[INPUT RECORDS]:
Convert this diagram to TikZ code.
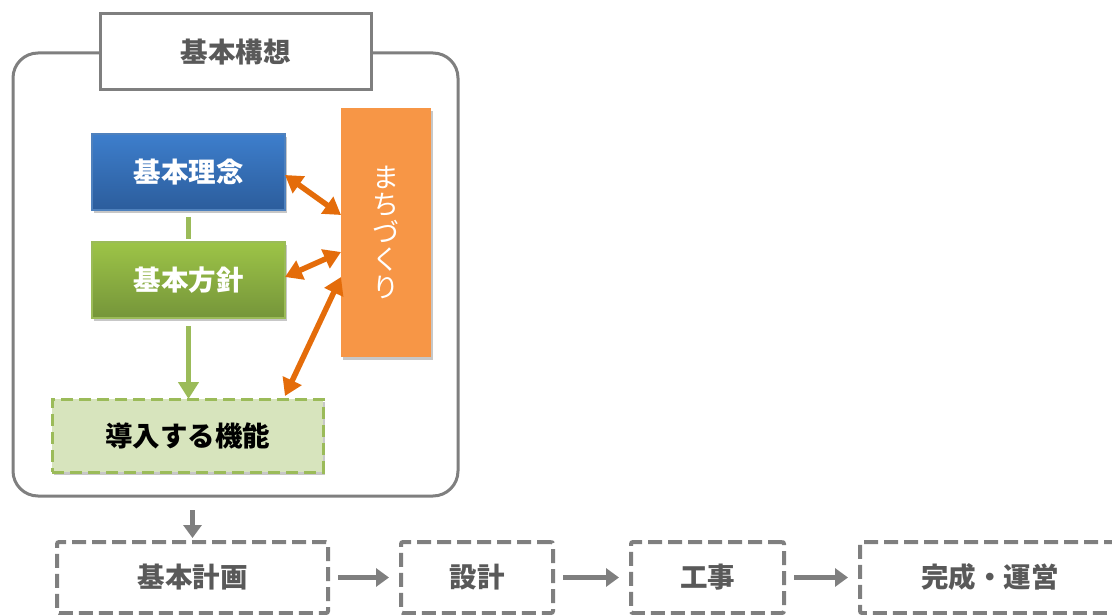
\documentclass[tikz,border=0pt]{standalone}
\usepackage{fontspec}
\newfontfamily\jp{Noto Sans CJK JP}
\usetikzlibrary{arrows.meta,shadows}
\definecolor{frame}{HTML}{7F7F7F}
\definecolor{txtgray}{HTML}{595959}
\definecolor{blueT}{HTML}{3D7ECC}
\definecolor{blueB}{HTML}{2C5D9C}
\definecolor{blueL}{HTML}{4F81BD}
\definecolor{greenT}{HTML}{9DC447}
\definecolor{greenB}{HTML}{75953A}
\definecolor{greenL}{HTML}{9BBB59}
\definecolor{greenF}{HTML}{D7E4BD}
\definecolor{orangeF}{HTML}{F79646}
\definecolor{orangeA}{HTML}{E46C0A}
\tikzset{
  every node/.style={font=\jp\bfseries\fontsize{27.5}{30}\selectfont, inner sep=0pt, outer sep=0pt},
  softshadow/.style={drop shadow={shadow xshift=1.5pt, shadow yshift=-3pt, opacity=0.22, fill=black}},
  bluebox/.style={rectangle, top color=blueT, bottom color=blueB, draw=blueL, line width=1.2pt, text=white, softshadow},
  greenbox/.style={rectangle, top color=greenT, bottom color=greenB, draw=greenL, line width=1.2pt, text=white, softshadow},
  funcbox/.style={rectangle, fill=greenF, draw=greenL, line width=3pt, dash pattern=on 12pt off 6pt, text=black, softshadow},
  orangebox/.style={rectangle, fill=orangeF, text=white, softshadow},
  outerframe/.style={rectangle, rounded corners=25pt, draw=frame, line width=3pt, fill=white},
  titlebox/.style={rectangle, draw=frame, line width=3pt, fill=white, text=txtgray},
  stagebox/.style={rectangle, rounded corners=2pt, draw=frame, line width=4pt, dash pattern=on 14pt off 6pt, text=txtgray},
  orangearrow/.style={draw=orangeA, line width=5.5pt, {Triangle[length=17pt,width=20pt]}-{Triangle[length=17pt,width=20pt]}},
  greenarrow/.style={draw=greenL, line width=5.5pt, -{Triangle[length=17pt,width=20pt]}},
  greenline/.style={draw=greenL, line width=5.5pt},
  grayarrow/.style={draw=frame, line width=5pt, -{Triangle[length=13pt,width=18pt]}},
}
\begin{document}
\begin{tikzpicture}[x=1pt,y=-1pt]
\useasboundingbox (0,0) rectangle (1112,615);
\clip (0,0) rectangle (1112,615);
% outer frame and title
\node[outerframe, minimum width=445pt, minimum height=443pt] (kousou) at (235.5,274.5) {};
\node[titlebox, minimum width=271pt, minimum height=76pt] (title) at (235.5,52) {基本構想};
% inner boxes
\node[bluebox, minimum width=193pt, minimum height=76pt] (rinen) at (188.5,172) {基本理念};
\node[greenbox, minimum width=193pt, minimum height=76pt] (hoshin) at (188.5,280) {基本方針};
\node[funcbox, minimum width=271pt, minimum height=73pt] (kinou) at (187.5,435.5) {導入する機能};
\node[orangebox, minimum width=90pt, minimum height=249pt] (machi) at (386,232.5) {};
\node[text=white, align=center, font=\jp\fontsize{27}{27.5}\selectfont] (machitxt) at (386,232) {ま\\ち\\づ\\く\\り};
% connectors inside
\draw[greenline] ([yshift=-7pt]rinen.south) -- ([yshift=3pt]hoshin.north);
\draw[greenarrow] ([yshift=-8pt]hoshin.south) -- (kinou.north -| hoshin.south);
\draw[orangearrow] ([yshift=-3pt]rinen.east) -- ([yshift=17.5pt]machi.west);
\draw[orangearrow] ([yshift=3pt]hoshin.east) -- ([yshift=-19.5pt]machi.west);
\draw[orangearrow] ([xshift=-38pt,yshift=3pt]kinou.north east) -- ([yshift=-44.5pt]machi.west);
% stages
\node[stagebox, minimum width=271pt, minimum height=71pt] (keikaku) at (192.5,577.5) {基本計画};
\node[stagebox, minimum width=152pt, minimum height=71pt] (sekkei) at (477,577.5) {設計};
\node[stagebox, minimum width=153pt, minimum height=71pt] (kouji) at (707.5,577.5) {工事};
\node[stagebox, minimum width=260pt, minimum height=71pt] (unei) at (990,577.5) {完成・運営};
\draw[grayarrow, shorten <=14pt, shorten >=4pt] (kousou.south -| keikaku.north) -- (keikaku.north);
\draw[grayarrow, shorten <=10pt, shorten >=12pt] (keikaku.east) -- (sekkei.west);
\draw[grayarrow, shorten <=10pt, shorten >=12pt] (sekkei.east) -- (kouji.west);
\draw[grayarrow, shorten <=10pt, shorten >=12pt] (kouji.east) -- (unei.west);
\end{tikzpicture}
\end{document}
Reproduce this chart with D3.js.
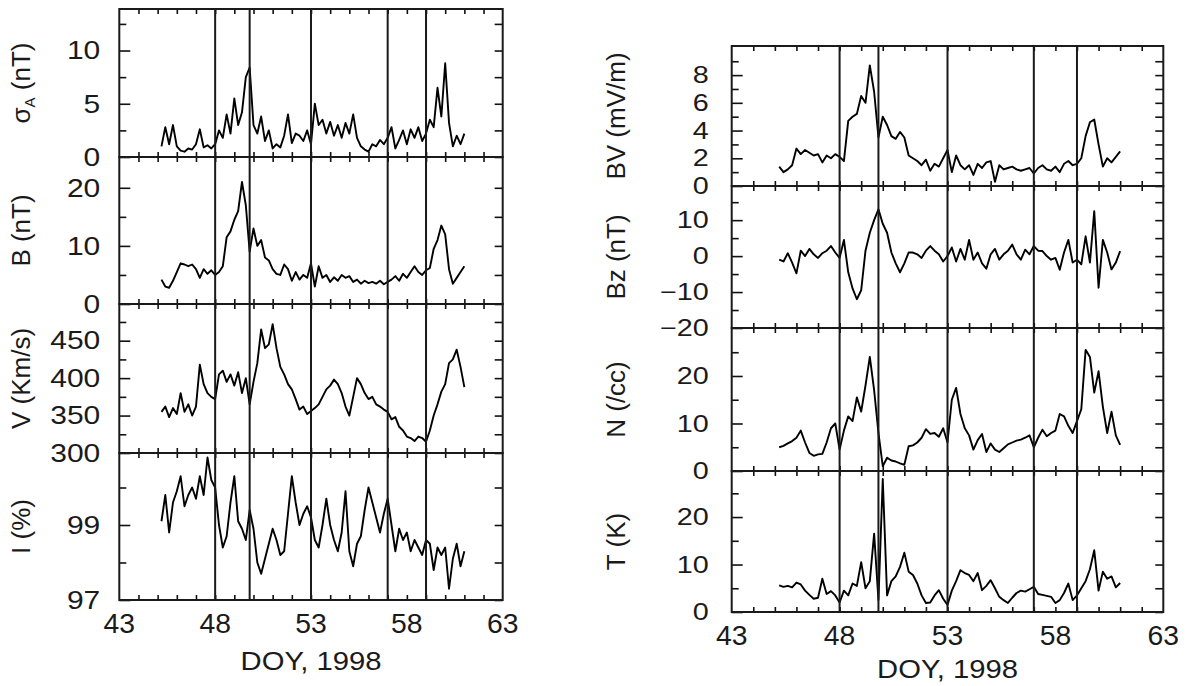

[YOUR OBJECTIVE]:
List each line of the records that holds the string "this".

[RESULT OF THE TASK]:
Convert this diagram to TikZ code.
Reproduce this chart with D3.js.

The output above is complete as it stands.